Primeiro, eu acho que a gente tem que conseguir falar disso sem tabu, é preciso trazer pra conversa sim, existe racismo sim, pra caralho, e se a gente não falar disso não tem razão. O que eu gosto de trazer pra perspectiva, é falar do negro sem falar só do sofrimento, bora valorizar o negro, bora valorizar a cultura e o corre do negro, isso é a missão do Seu Vizinho, tá explícito, a gente quer valorizar e reconhecer a cultura periférica e negra.
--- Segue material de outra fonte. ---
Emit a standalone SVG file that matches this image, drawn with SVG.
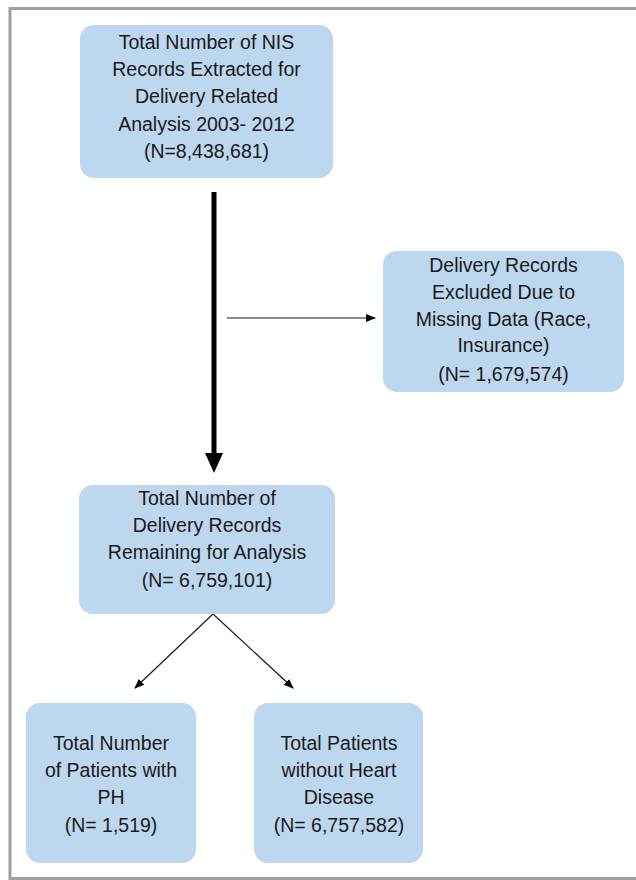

Então, se os coletivos, imprensa, colégios e organizações colocam na sua missão que é importante combater o racismo, a galera começa a entender que essa é uma responsabilidade coletiva, pra mim um dos caminhos é esse.
Outra coisa que penso é buscar valorização negra no dia a dia, sabe? Hoje dentro da biblioteca do Seu Vizinho, a gente prefere livro feito por negros e para negros, não porque eu não gosto da literatura branca, mas porque a gente precisa ter contato com algo que faça sentido pra nós, existem brancos lançando literatura o tempo todo, mas e nós? Então quando você se posiciona pra valorizar o que é negro, as coisas mudam. Um exemplo disso são as cotas, eu sou super a favor, porque embora não resolva o problema, dá oportunidade pra gente ter outra perspectiva.
E pra finalizar, é entender como as ações do dia 20 vão se perdurar pro resto dos dias, a gente que é negro, é negro o ano inteiro, então bora pensar em ações concretas e que nos atendam e representem o ano todo, não apenas na consciência negra. Assim fica mais potente, precisa criar raiz, semente, fruto e chegar em outras pessoas.